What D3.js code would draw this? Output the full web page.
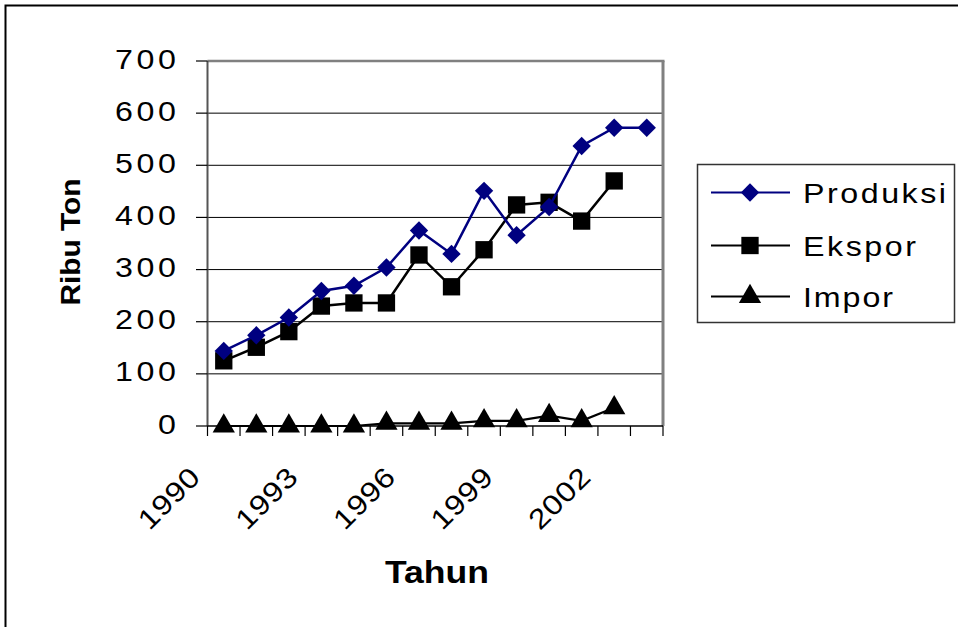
<!DOCTYPE html>
<html><head><meta charset="utf-8">
<script src="https://cdn.jsdelivr.net/npm/d3@7/dist/d3.min.js"></script>
<style>body{margin:0;background:#fff}svg{display:block}text{font-family:"Liberation Sans",Arial,sans-serif}</style>
</head><body>
<svg id="c" width="958" height="627"></svg>
<script>
const years = [1990,1991,1992,1993,1994,1995,1996,1997,1998,1999,2000,2001,2002,2003];
const produksi = [144,174,208,259,269,304,375,330,451,366,420,537,572,572];
const ekspor = [125,151,181,230,236,236,328,267,338,424,429,393,470];
const impor = [0,0,0,0,0,5,5,5,10,10,20,10,35];
const yTicks = [0,100,200,300,400,500,600,700];
const xLabelYears = [1990,1993,1996,1999,2002];
const seriesNames = ["Produksi","Ekspor","Impor"];

const svg = d3.select("#c");
const L=207.5, R=663, T=61, B=426;
const x = d3.scaleBand().domain(years).range([L,R]).padding(0);
const y = d3.scaleLinear().domain([0,700]).range([B,T]);
const cx = d => x(d)+x.bandwidth()/2;
const SX = 1.15;

function wideText(parent, tx, ty, rot, str, size, len, anchor, weight){
  const g = parent.append("g").attr("transform",`translate(${tx},${ty}) rotate(${rot}) scale(${SX},1)`);
  const t = g.append("text").attr("x",0).attr("y",0).attr("font-size",size).attr("text-anchor",anchor||"start");
  if(weight) t.attr("font-weight",weight);
  if(len) t.attr("textLength",len/SX).attr("lengthAdjust","spacing");
  t.text(str);
  return t;
}

// outer frame
svg.append("rect").attr("x",5.5).attr("y",5.5).attr("width",1000).attr("height",700)
  .attr("fill","none").attr("stroke","#000").attr("stroke-width",2);

// gridlines
svg.append("g").selectAll("line").data(yTicks.slice(1,-1)).join("line")
  .attr("x1",L).attr("x2",R).attr("y1",d=>y(d)).attr("y2",d=>y(d))
  .attr("stroke","#000").attr("stroke-width",1);

// plot border top/right
svg.append("line").attr("x1",L).attr("x2",R+1.5).attr("y1",T).attr("y2",T).attr("stroke","#808080").attr("stroke-width",2.5);
svg.append("line").attr("x1",R).attr("x2",R).attr("y1",T).attr("y2",B).attr("stroke","#808080").attr("stroke-width",3);

// y axis
svg.append("line").attr("x1",L).attr("x2",L).attr("y1",T).attr("y2",B).attr("stroke","#555").attr("stroke-width",2);
svg.append("g").selectAll("line").data(yTicks).join("line")
  .attr("x1",196).attr("x2",L).attr("y1",d=>y(d)).attr("y2",d=>y(d)).attr("stroke","#000").attr("stroke-width",1.2);
const yg = svg.append("g");
yTicks.forEach(d=>{
  const s = String(d);
  wideText(yg, 176, y(d)+7.5, 0, s, 28, s.length>1?61:null, "end");
});

// x axis
svg.append("line").attr("x1",L).attr("x2",R).attr("y1",B).attr("y2",B).attr("stroke","#000").attr("stroke-width",1.5);
const edges = years.map(d=>x(d)).concat([R]);
svg.append("g").selectAll("line").data(edges).join("line")
  .attr("x1",d=>d).attr("x2",d=>d).attr("y1",B).attr("y2",436).attr("stroke","#000").attr("stroke-width",1.2);
const xg = svg.append("g");
xLabelYears.forEach(d=>{
  wideText(xg, cx(d)-22, 479, -45, String(d), 28, 74, "end");
});

// axis titles
svg.append("text").attr("x",437).attr("y",583).attr("text-anchor","middle")
  .attr("font-size",32).attr("font-weight","bold").attr("textLength",104).attr("lengthAdjust","spacingAndGlyphs").text("Tahun");
svg.append("text").attr("transform","translate(80,242) rotate(-90)").attr("text-anchor","middle")
  .attr("font-size",28).attr("font-weight","bold").attr("textLength",127).attr("lengthAdjust","spacingAndGlyphs").text("Ribu Ton");

// marker shapes
const diamond = d3.symbol().type(d3.symbolDiamond2).size(215);
const square = d3.symbol().type(d3.symbolSquare).size(300);
const triangle = d3.symbol().type(d3.symbolTriangle).size(215);

const line = d3.line().x((d,i)=>cx(years[i])).y(d=>y(d));
const series = [
  {name:seriesNames[0], data:produksi, color:"#000080", sym:diamond, w:2.5},
  {name:seriesNames[1], data:ekspor, color:"#000", sym:square, w:2.5},
  {name:seriesNames[2], data:impor, color:"#000", sym:triangle, w:2.2}
];
series.slice().reverse().forEach(s=>{
  svg.append("path").datum(s.data).attr("d",line).attr("fill","none").attr("stroke",s.color).attr("stroke-width",s.w);
  svg.append("g").selectAll("path").data(s.data).join("path")
    .attr("d",s.sym).attr("transform",(d,i)=>`translate(${cx(years[i])},${y(d)})`).attr("fill",s.color);
});

// legend
svg.append("rect").attr("x",697.5).attr("y",164.5).attr("width",257).attr("height",158)
  .attr("fill","#fff").attr("stroke","#333").attr("stroke-width",1.5);
const legY = [192.5,245.5,296.5];
const legLen = [143,113,90];
const lg = svg.append("g");
series.forEach((s,i)=>{
  lg.append("line").attr("x1",711).attr("x2",790).attr("y1",legY[i]).attr("y2",legY[i]).attr("stroke",s.color).attr("stroke-width",2);
  lg.append("path").attr("d",s.sym).attr("transform",`translate(750,${legY[i]})`).attr("fill",s.color);
  wideText(lg, 803, legY[i]+10, 0, s.name, 28, legLen[i], "start");
});
</script>
</body></html>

Set problem:
Give every line above again exactly, with no pictures.

Task solution:
What D3.js code would draw this? Output the full web page.
<!DOCTYPE html>
<html><head><meta charset="utf-8">
<script src="https://cdn.jsdelivr.net/npm/d3@7/dist/d3.min.js"></script>
<style>body{margin:0;background:#fff}svg{display:block}text{font-family:"Liberation Sans",Arial,sans-serif}</style>
</head><body>
<svg id="c" width="958" height="627"></svg>
<script>
const years = [1990,1991,1992,1993,1994,1995,1996,1997,1998,1999,2000,2001,2002,2003];
const produksi = [144,174,208,259,269,304,375,330,451,366,420,537,572,572];
const ekspor = [125,151,181,230,236,236,328,267,338,424,429,393,470];
const impor = [0,0,0,0,0,5,5,5,10,10,20,10,35];
const yTicks = [0,100,200,300,400,500,600,700];
const xLabelYears = [1990,1993,1996,1999,2002];
const seriesNames = ["Produksi","Ekspor","Impor"];

const svg = d3.select("#c");
const L=207.5, R=663, T=61, B=426;
const x = d3.scaleBand().domain(years).range([L,R]).padding(0);
const y = d3.scaleLinear().domain([0,700]).range([B,T]);
const cx = d => x(d)+x.bandwidth()/2;
const SX = 1.15;

function wideText(parent, tx, ty, rot, str, size, len, anchor, weight){
  const g = parent.append("g").attr("transform",`translate(${tx},${ty}) rotate(${rot}) scale(${SX},1)`);
  const t = g.append("text").attr("x",0).attr("y",0).attr("font-size",size).attr("text-anchor",anchor||"start");
  if(weight) t.attr("font-weight",weight);
  if(len) t.attr("textLength",len/SX).attr("lengthAdjust","spacing");
  t.text(str);
  return t;
}

// outer frame
svg.append("rect").attr("x",5.5).attr("y",5.5).attr("width",1000).attr("height",700)
  .attr("fill","none").attr("stroke","#000").attr("stroke-width",2);

// gridlines
svg.append("g").selectAll("line").data(yTicks.slice(1,-1)).join("line")
  .attr("x1",L).attr("x2",R).attr("y1",d=>y(d)).attr("y2",d=>y(d))
  .attr("stroke","#000").attr("stroke-width",1);

// plot border top/right
svg.append("line").attr("x1",L).attr("x2",R+1.5).attr("y1",T).attr("y2",T).attr("stroke","#808080").attr("stroke-width",2.5);
svg.append("line").attr("x1",R).attr("x2",R).attr("y1",T).attr("y2",B).attr("stroke","#808080").attr("stroke-width",3);

// y axis
svg.append("line").attr("x1",L).attr("x2",L).attr("y1",T).attr("y2",B).attr("stroke","#555").attr("stroke-width",2);
svg.append("g").selectAll("line").data(yTicks).join("line")
  .attr("x1",196).attr("x2",L).attr("y1",d=>y(d)).attr("y2",d=>y(d)).attr("stroke","#000").attr("stroke-width",1.2);
const yg = svg.append("g");
yTicks.forEach(d=>{
  const s = String(d);
  wideText(yg, 176, y(d)+7.5, 0, s, 28, s.length>1?61:null, "end");
});

// x axis
svg.append("line").attr("x1",L).attr("x2",R).attr("y1",B).attr("y2",B).attr("stroke","#000").attr("stroke-width",1.5);
const edges = years.map(d=>x(d)).concat([R]);
svg.append("g").selectAll("line").data(edges).join("line")
  .attr("x1",d=>d).attr("x2",d=>d).attr("y1",B).attr("y2",436).attr("stroke","#000").attr("stroke-width",1.2);
const xg = svg.append("g");
xLabelYears.forEach(d=>{
  wideText(xg, cx(d)-22, 479, -45, String(d), 28, 74, "end");
});

// axis titles
svg.append("text").attr("x",437).attr("y",583).attr("text-anchor","middle")
  .attr("font-size",32).attr("font-weight","bold").attr("textLength",104).attr("lengthAdjust","spacingAndGlyphs").text("Tahun");
svg.append("text").attr("transform","translate(80,242) rotate(-90)").attr("text-anchor","middle")
  .attr("font-size",28).attr("font-weight","bold").attr("textLength",127).attr("lengthAdjust","spacingAndGlyphs").text("Ribu Ton");

// marker shapes
const diamond = d3.symbol().type(d3.symbolDiamond2).size(215);
const square = d3.symbol().type(d3.symbolSquare).size(300);
const triangle = d3.symbol().type(d3.symbolTriangle).size(215);

const line = d3.line().x((d,i)=>cx(years[i])).y(d=>y(d));
const series = [
  {name:seriesNames[0], data:produksi, color:"#000080", sym:diamond, w:2.5},
  {name:seriesNames[1], data:ekspor, color:"#000", sym:square, w:2.5},
  {name:seriesNames[2], data:impor, color:"#000", sym:triangle, w:2.2}
];
series.slice().reverse().forEach(s=>{
  svg.append("path").datum(s.data).attr("d",line).attr("fill","none").attr("stroke",s.color).attr("stroke-width",s.w);
  svg.append("g").selectAll("path").data(s.data).join("path")
    .attr("d",s.sym).attr("transform",(d,i)=>`translate(${cx(years[i])},${y(d)})`).attr("fill",s.color);
});

// legend
svg.append("rect").attr("x",697.5).attr("y",164.5).attr("width",257).attr("height",158)
  .attr("fill","#fff").attr("stroke","#333").attr("stroke-width",1.5);
const legY = [192.5,245.5,296.5];
const legLen = [143,113,90];
const lg = svg.append("g");
series.forEach((s,i)=>{
  lg.append("line").attr("x1",711).attr("x2",790).attr("y1",legY[i]).attr("y2",legY[i]).attr("stroke",s.color).attr("stroke-width",2);
  lg.append("path").attr("d",s.sym).attr("transform",`translate(750,${legY[i]})`).attr("fill",s.color);
  wideText(lg, 803, legY[i]+10, 0, s.name, 28, legLen[i], "start");
});
</script>
</body></html>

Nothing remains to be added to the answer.